Personal information
- Full name: Henry Wolseley Hutson
- Born: 26 July 1866 Georgetown, British Guiana
- Died: 25 March 1916 (aged 48) Wimbledon, Surrey, England

Domestic team information
- 1899–1906: Berkshire
- 1886: Cambridge University

Career statistics
| Competition | First-class |
| Matches | 1 |
| Runs scored | 20 |
| Batting average | 10.00 |
| 100s/50s | 0/0 |
| Top score | 20 |
| Balls bowled | 8 |
| Wickets | 0 |
| Bowling average | – |
| 5 wickets in innings | 0 |
| 10 wickets in match | 0 |
| Best bowling | – |
| Catches/stumpings | 1/– |
- Source: Cricinfo, 7 October 2012

= Henry Hutson =

English cricketer

Henry Wolseley Hutson (26 July 1866 – 25 March 1916) was an English cricketer.

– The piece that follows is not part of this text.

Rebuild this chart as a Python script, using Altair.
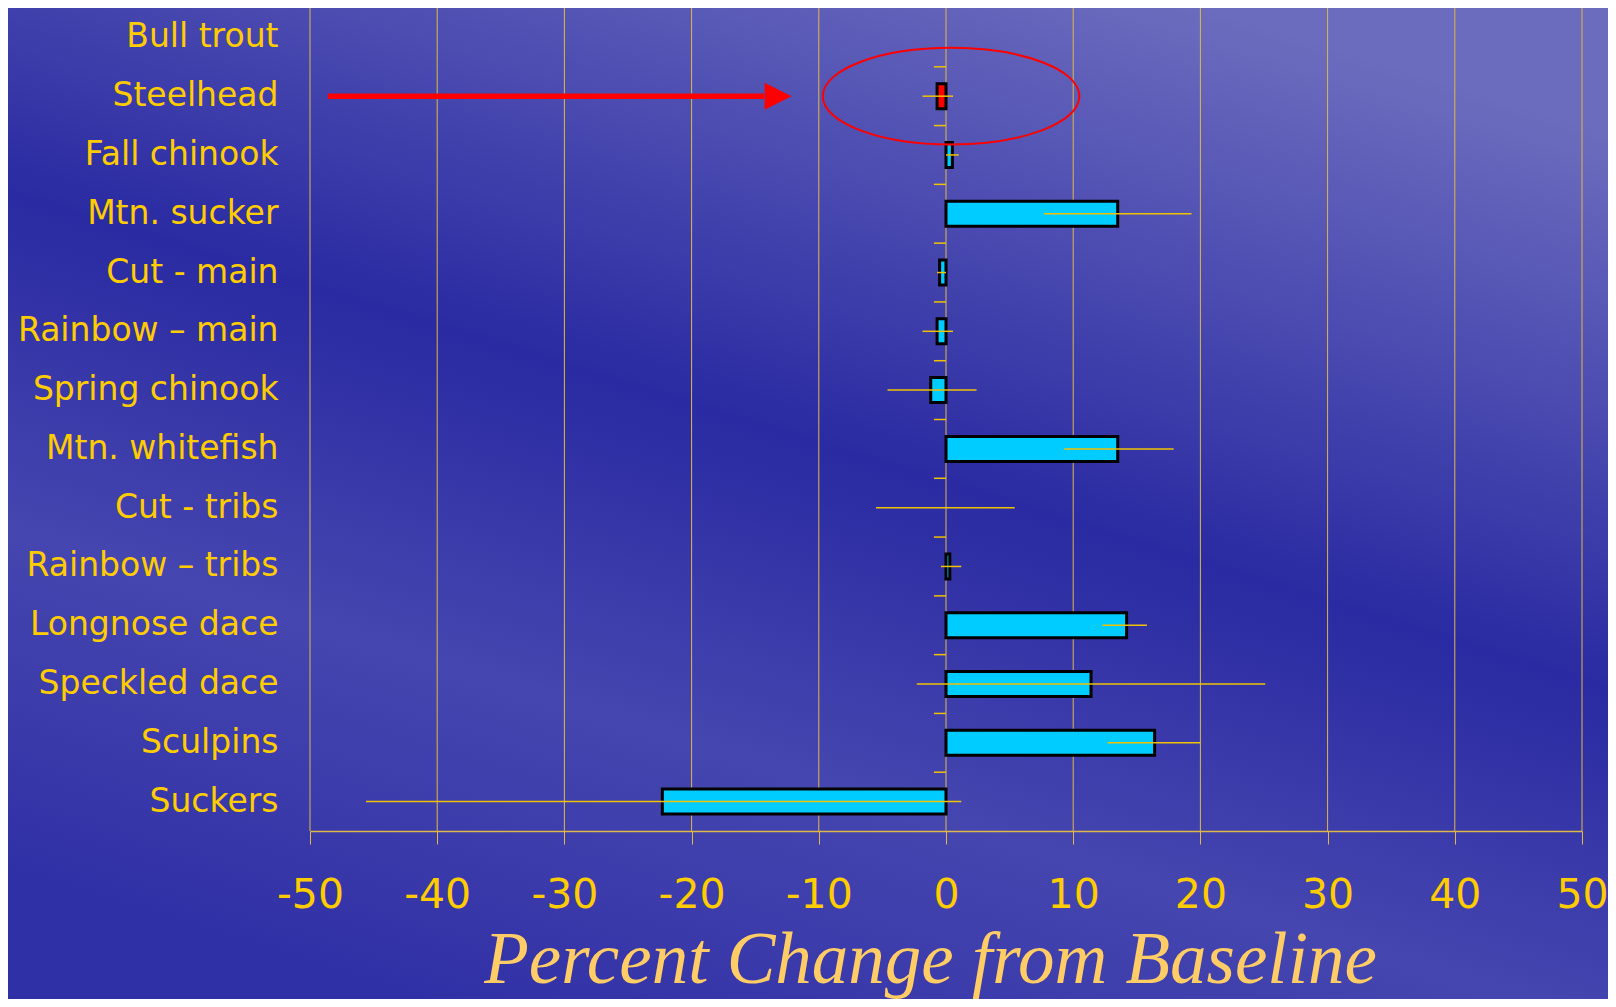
import altair as alt
import pandas as pd

# ---------------- data ----------------
categories = ["Bull trout", "Steelhead", "Fall chinook", "Mtn. sucker", "Cut - main",
              "Rainbow \u2013 main", "Spring chinook", "Mtn. whitefish", "Cut - tribs",
              "Rainbow \u2013 tribs", "Longnose dace", "Speckled dace", "Sculpins", "Suckers"]
bar_values = [None, -0.7, 0.5, 13.5, -0.5, -0.7, -1.2, 13.5, None, 0.3, 14.2, 11.4, 16.4, -22.3]
err_low = [None, -1.85, 0.0, 7.7, -0.7, -1.85, -4.6, 9.3, -5.5, -0.4, 12.3, -2.3, 12.7, -45.6]
err_high = [None, 0.55, 1.0, 19.3, 0.0, 0.55, 2.4, 17.9, 5.4, 1.2, 15.8, 25.1, 20.0, 1.2]
x_ticks = [-50, -40, -30, -20, -10, 0, 10, 20, 30, 40, 50]
highlight = "Steelhead"

# annotation (arrow + ellipse around the highlighted species), in data units
arrow_from = -48.6
arrow_to = -14.3
arrow_head = -13.2
ellipse_center = 0.4

df = pd.DataFrame({"species": categories, "value": bar_values,
                   "lo": err_low, "hi": err_high})
bounds = pd.DataFrame({"species": categories[1:]})
grid_df = pd.DataFrame({"g": x_ticks})
annot = pd.DataFrame({"species": [highlight], "a0": [arrow_from], "a1": [arrow_to],
                      "head": [arrow_head], "ell": [ellipse_center]})

YELLOW = "#FFCC00"
GRID = "#E0B848"
CYAN = "#00CCFF"

xscale = alt.Scale(domain=[-50, 50], nice=False, zero=False)
yscale = alt.Scale(domain=categories, paddingInner=0, paddingOuter=0)

xaxis = alt.Axis(values=x_ticks, labelExpr="'' + datum.value", grid=False, zindex=1,
                 domainColor=GRID, domainWidth=1.5,
                 tickColor=GRID, tickSize=13, tickWidth=1,
                 labelColor=YELLOW, labelFont="DejaVu Sans", labelFontSize=41,
                 labelPadding=31, labelFlush=False,
                 title="Percent Change from Baseline", titleFont="Liberation Serif",
                 titleFontStyle="italic", titleFontWeight="normal", titleFontSize=73,
                 titleColor="#FFCC66", titleX=620, titleY=151, titleAlign="center",
                 titleBaseline="alphabetic")
yaxis = alt.Axis(title=None, domain=False, ticks=False, tickSize=0, grid=False, zindex=1,
                 labelColor=YELLOW, labelFont="DejaVu Sans", labelFontSize=33,
                 labelPadding=32, labelLimit=400)

# backdrop (slide background)
backdrop = alt.Chart(pd.DataFrame({"k": [0]})).mark_rect(
    clip=False,
    fill=alt.Gradient(
        gradient="linear", x1=0.75, y1=0, x2=0.25, y2=1,
        stops=[alt.GradientStop(offset=0.0, color="#6c6cbe"),
               alt.GradientStop(offset=0.18, color="#5252b4"),
               alt.GradientStop(offset=0.45, color="#2a2aa2"),
               alt.GradientStop(offset=0.72, color="#4646b0"),
               alt.GradientStop(offset=1.0, color="#3030a6")],
    ),
).encode(x=alt.value(-302), x2=alt.value(1298), y=alt.value(0), y2=alt.value(991))

gridlines = alt.Chart(grid_df).mark_rule(color=GRID, strokeWidth=1).encode(
    x=alt.X("g:Q", scale=xscale),
)

base = alt.Chart(df)

bars = base.transform_filter("isValid(datum.value)").mark_bar(
    size=25, stroke="black", strokeWidth=3
).encode(
    x=alt.X("value:Q", scale=xscale, axis=xaxis),
    y=alt.Y("species:N", sort=categories, scale=yscale, axis=yaxis),
    color=alt.condition(alt.datum.species == highlight, alt.value("#FF0000"), alt.value(CYAN)),
)

errs = base.transform_filter("isValid(datum.lo)").mark_rule(
    color="#F2C200", strokeWidth=1.5
).encode(
    x="lo:Q", x2="hi:Q",
    y=alt.Y("species:N", sort=categories),
)

cat_ticks = alt.Chart(bounds).mark_rule(color="#F2C200", strokeWidth=1.5).encode(
    x=alt.datum(-0.95), x2=alt.datum(0),
    y=alt.Y("species:N", sort=categories, bandPosition=0),
)

arrow_line = alt.Chart(annot).mark_rule(color="#FF0000", strokeWidth=5.5).encode(
    x="a0:Q", x2="a1:Q", y=alt.Y("species:N", sort=categories),
)
arrow_tip = alt.Chart(annot).mark_point(
    shape="M -1 -1 L 1 0 L -1 1 Z", filled=True, color="#FF0000", size=729, opacity=1
).encode(
    x="head:Q", y=alt.Y("species:N", sort=categories),
)
k = 0.5523
ry = 0.3765
ell_path = (f"M -1 0 C -1 {-k*ry:.4f} {-k:.4f} {-ry} 0 {-ry} "
            f"C {k:.4f} {-ry} 1 {-k*ry:.4f} 1 0 "
            f"C 1 {k*ry:.4f} {k:.4f} {ry} 0 {ry} "
            f"C {-k:.4f} {ry} -1 {k*ry:.4f} -1 0 Z")
ellipse = alt.Chart(annot).mark_point(
    shape=ell_path, filled=False, stroke="#FF0000", strokeWidth=2, size=65844, opacity=1
).encode(
    x="ell:Q", y=alt.Y("species:N", sort=categories),
)

chart = alt.layer(backdrop, gridlines, cat_ticks, bars, errs, arrow_line, arrow_tip,
                  ellipse).properties(
    width=1272, height=823,
    autosize=alt.AutoSizeParams(type="none"),
    padding={"left": 302, "top": 0, "right": 26, "bottom": 168},
    background="#3232a8",
).configure_view(stroke=None)

chart.save("out.html", embed_options={"renderer": "svg", "actions": False})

He was born at Georgetown in British Guiana.

Hutson was the second son of Henry Hutson, MD, and his wife Cecil Lewis Pauline, daughter of William Bertie Wolseley, government secretary at Demerara; William was a grandson of Sir William Wolseley, 6th Baronet.

While undertaking studies at Jesus College, Cambridge, Hutson made a single first-class appearance for Cambridge University against CI Thornton's XI at Fenner's in 1886. In a match which Cambridge University won by 108 runs, Hutson was dismissed for a duck by Jack Crossland in Cambridge University's first-innings, while in their second-innings he was dismissed for 20 runs by Percy de Paravicini. Hutson later played minor counties cricket for Berkshire, making his debut for the county in the 1899 Minor Counties Championship against Northamptonshire. He made twenty further appearances for Berkshire, the last of which came against Devon in the 1906 Minor Counties Championship.

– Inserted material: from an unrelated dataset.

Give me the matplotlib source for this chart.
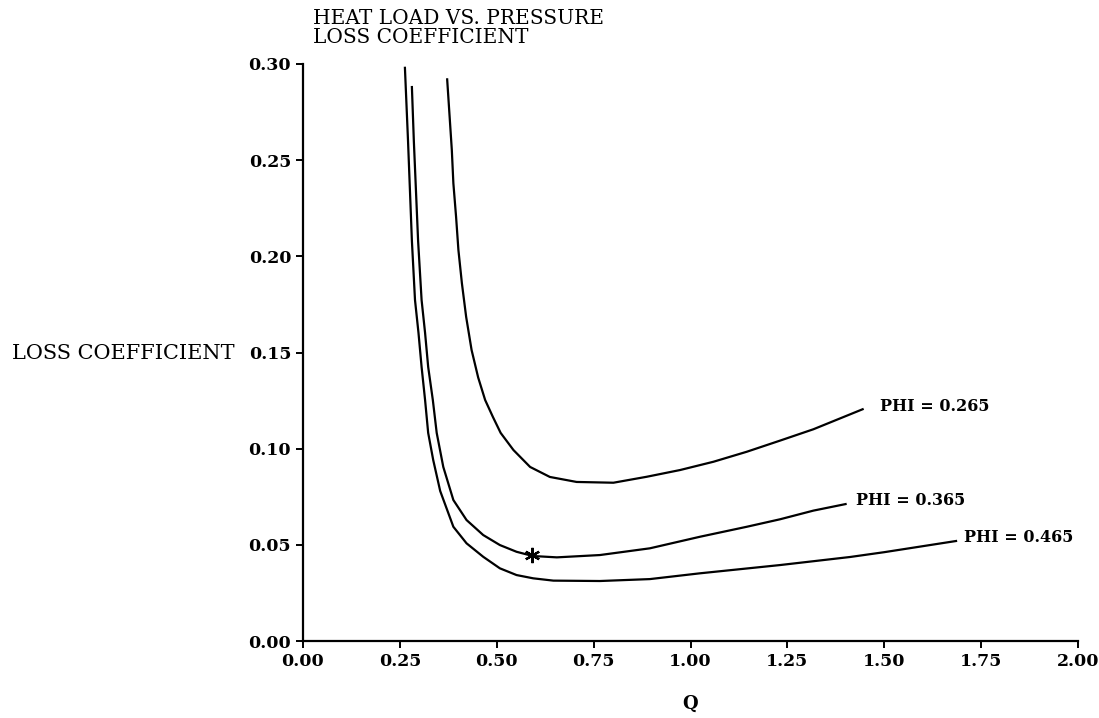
import matplotlib
matplotlib.use("Agg")
import matplotlib.pyplot as plt

# values
q_265 = [0.372, 0.384, 0.388, 0.395, 0.401, 0.410, 0.421, 0.435, 0.452, 0.470, 0.490, 0.510, 0.543,
         0.586, 0.637, 0.706, 0.801, 0.887, 0.973, 1.059, 1.145, 1.231, 1.317, 1.444]
l_265 = [0.292, 0.2553, 0.238, 0.2205, 0.2033, 0.186, 0.1685, 0.1513, 0.137, 0.1253, 0.1165, 0.1082, 0.0993,
         0.0905, 0.0853, 0.0827, 0.0823, 0.0854, 0.0889, 0.0932, 0.0984, 0.1042, 0.1101, 0.1205]

q_365 = [0.281, 0.286, 0.297, 0.306, 0.315, 0.323, 0.335, 0.345, 0.362, 0.388, 0.422, 0.465, 0.508,
         0.551, 0.593, 0.655, 0.766, 0.895, 1.024, 1.145, 1.231, 1.317, 1.400]
l_365 = [0.288, 0.260, 0.208, 0.1773, 0.1602, 0.1425, 0.1253, 0.1082, 0.0905, 0.0733, 0.0629, 0.0551, 0.0499,
         0.0464, 0.0442, 0.0435, 0.0447, 0.0482, 0.0542, 0.0594, 0.0633, 0.0678, 0.0712]

q_465 = [0.263, 0.271, 0.281, 0.289, 0.298, 0.306, 0.315, 0.323, 0.336, 0.354, 0.388, 0.422, 0.465,
         0.508, 0.551, 0.594, 0.646, 0.766, 0.895, 1.024, 1.231, 1.412, 1.500, 1.685]
l_465 = [0.298, 0.260, 0.208, 0.1773, 0.1602, 0.1425, 0.1253, 0.1082, 0.0941, 0.078, 0.0594, 0.0508, 0.0438,
         0.0378, 0.0343, 0.0326, 0.0314, 0.0312, 0.0322, 0.0352, 0.0395, 0.0437, 0.0462, 0.052]

star_q, star_l = 0.591, 0.0445

labels = ["PHI = 0.265", "PHI = 0.365", "PHI = 0.465"]
label_pos = [(1.489, 0.1217), (1.427, 0.0728), (1.706, 0.0536)]

xticks = [0, 0.25, 0.5, 0.75, 1.0, 1.25, 1.5, 1.75, 2.0]
yticks = [0, 0.05, 0.10, 0.15, 0.20, 0.25, 0.30]

plt.rcParams['font.family'] = ['DejaVu Serif']

fig = plt.figure(figsize=(10.99, 7.18), dpi=100)
ax = fig.add_axes([0.2757, 0.1072, 0.7053, 0.8037])

for q, l in [(q_265, l_265), (q_365, l_365), (q_465, l_465)]:
    ax.plot(q, l, color='black', linewidth=1.6, solid_joinstyle='round')

# the marked design point
ax.plot(star_q, star_l, marker=(6, 2, 0), markersize=11, markeredgewidth=1.6, color='black')

for txt, (x, y) in zip(labels, label_pos):
    ax.text(x, y, txt, fontsize=11.5, fontweight='bold', ha='left', va='center')

ax.set_xlim(0, 2.0)
ax.set_ylim(0, 0.30)
ax.set_xticks(xticks)
ax.set_yticks(yticks)
ax.xaxis.set_major_formatter(matplotlib.ticker.FormatStrFormatter('%.2f'))
ax.yaxis.set_major_formatter(matplotlib.ticker.FormatStrFormatter('%.2f'))
for lab in ax.get_xticklabels() + ax.get_yticklabels():
    lab.set_fontweight('bold')
ax.tick_params(labelsize=12.5, length=5, width=1.4, direction='out')
ax.spines['top'].set_visible(False)
ax.spines['right'].set_visible(False)
ax.spines['left'].set_linewidth(1.6)
ax.spines['bottom'].set_linewidth(1.6)

ax.set_xlabel('Q', fontsize=13, fontweight='bold', labelpad=18)
fig.text(0.011, 0.508, 'LOSS COEFFICIENT', fontsize=15, ha='left', va='center')
fig.text(0.285, 0.988, 'HEAT LOAD VS. PRESSURE\nLOSS COEFFICIENT', fontsize=14.5,
         ha='left', va='top', linespacing=1.05)

fig.savefig('out.png', dpi=100)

Hutson was commissioned an officer in the 3rd (Militia) Battalion, the King's (Liverpool Regiment). He was promoted to captain on 13 February 1900, and saw active service in South Africa during the Second Boer War, where he was Assistant Provost Marshal. Following the end of the war, Hutson left Cape Town for England on the SS Simla in July 1902.

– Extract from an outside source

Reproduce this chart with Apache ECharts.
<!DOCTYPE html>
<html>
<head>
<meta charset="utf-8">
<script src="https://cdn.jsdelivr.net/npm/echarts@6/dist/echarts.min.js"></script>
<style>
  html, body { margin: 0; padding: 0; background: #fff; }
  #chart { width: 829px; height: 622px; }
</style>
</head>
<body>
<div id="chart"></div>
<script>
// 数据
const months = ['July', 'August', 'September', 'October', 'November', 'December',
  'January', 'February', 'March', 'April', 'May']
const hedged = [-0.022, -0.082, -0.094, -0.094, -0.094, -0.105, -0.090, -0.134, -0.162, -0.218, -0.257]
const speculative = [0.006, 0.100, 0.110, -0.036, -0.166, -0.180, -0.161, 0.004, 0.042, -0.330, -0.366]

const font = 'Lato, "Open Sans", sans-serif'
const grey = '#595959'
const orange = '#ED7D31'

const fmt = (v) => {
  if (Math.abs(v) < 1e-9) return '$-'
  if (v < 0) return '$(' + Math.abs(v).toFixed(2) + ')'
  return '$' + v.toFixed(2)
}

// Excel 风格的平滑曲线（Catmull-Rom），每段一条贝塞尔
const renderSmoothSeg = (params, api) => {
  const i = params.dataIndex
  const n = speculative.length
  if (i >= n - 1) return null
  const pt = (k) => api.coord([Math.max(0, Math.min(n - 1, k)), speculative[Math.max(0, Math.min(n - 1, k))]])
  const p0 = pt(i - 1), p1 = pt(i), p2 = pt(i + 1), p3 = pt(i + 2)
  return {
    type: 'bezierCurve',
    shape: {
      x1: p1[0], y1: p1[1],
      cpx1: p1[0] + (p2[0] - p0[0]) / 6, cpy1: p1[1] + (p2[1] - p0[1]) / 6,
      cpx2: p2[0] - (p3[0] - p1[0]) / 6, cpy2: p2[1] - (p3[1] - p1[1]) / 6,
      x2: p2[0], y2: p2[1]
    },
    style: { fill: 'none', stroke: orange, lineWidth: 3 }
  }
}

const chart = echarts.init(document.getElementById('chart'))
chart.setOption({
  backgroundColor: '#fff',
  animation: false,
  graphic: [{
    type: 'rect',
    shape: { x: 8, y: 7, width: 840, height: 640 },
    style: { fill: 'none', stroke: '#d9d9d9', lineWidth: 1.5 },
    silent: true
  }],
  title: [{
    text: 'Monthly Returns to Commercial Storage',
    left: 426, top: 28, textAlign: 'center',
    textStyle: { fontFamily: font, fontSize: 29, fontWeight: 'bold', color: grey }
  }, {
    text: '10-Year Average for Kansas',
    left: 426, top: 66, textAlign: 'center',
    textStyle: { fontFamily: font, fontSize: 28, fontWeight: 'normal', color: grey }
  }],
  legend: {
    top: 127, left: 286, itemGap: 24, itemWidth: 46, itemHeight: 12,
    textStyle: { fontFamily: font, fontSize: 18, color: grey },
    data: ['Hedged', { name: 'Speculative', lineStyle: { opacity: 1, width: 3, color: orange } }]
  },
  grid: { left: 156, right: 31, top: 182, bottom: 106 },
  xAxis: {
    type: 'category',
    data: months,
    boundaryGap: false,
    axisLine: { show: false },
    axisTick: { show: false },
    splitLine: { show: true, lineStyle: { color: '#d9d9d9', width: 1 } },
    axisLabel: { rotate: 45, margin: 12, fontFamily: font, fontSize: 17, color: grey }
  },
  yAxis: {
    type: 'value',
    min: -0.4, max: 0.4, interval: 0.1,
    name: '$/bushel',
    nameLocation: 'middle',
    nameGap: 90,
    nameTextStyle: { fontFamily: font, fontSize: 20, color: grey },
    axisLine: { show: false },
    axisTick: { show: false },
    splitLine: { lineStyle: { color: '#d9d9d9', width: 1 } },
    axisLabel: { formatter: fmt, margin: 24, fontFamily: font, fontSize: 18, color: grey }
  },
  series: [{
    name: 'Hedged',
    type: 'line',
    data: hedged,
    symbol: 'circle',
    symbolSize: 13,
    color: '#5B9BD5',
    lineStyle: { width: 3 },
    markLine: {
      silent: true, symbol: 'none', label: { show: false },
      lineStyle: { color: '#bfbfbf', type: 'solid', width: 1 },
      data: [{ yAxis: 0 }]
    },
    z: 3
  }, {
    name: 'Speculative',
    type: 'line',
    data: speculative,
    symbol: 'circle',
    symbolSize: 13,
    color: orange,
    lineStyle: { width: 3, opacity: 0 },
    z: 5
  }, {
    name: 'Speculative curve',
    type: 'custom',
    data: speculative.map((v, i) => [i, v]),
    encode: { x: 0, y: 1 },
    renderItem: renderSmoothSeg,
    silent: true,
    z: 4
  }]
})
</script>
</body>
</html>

He also worked in the brewing business. Having married and had a son, Major-General Henry Porter Wolseley Hutson (1893-1991), CB, DSO, OBE, MC, of the Royal Engineers, Hutson died at Wimbledon, Surrey, on 25 March 1916. His sister Eliza was the mother of the actor Carleton Hobbs, known for playing Sherlock Holmes on radio.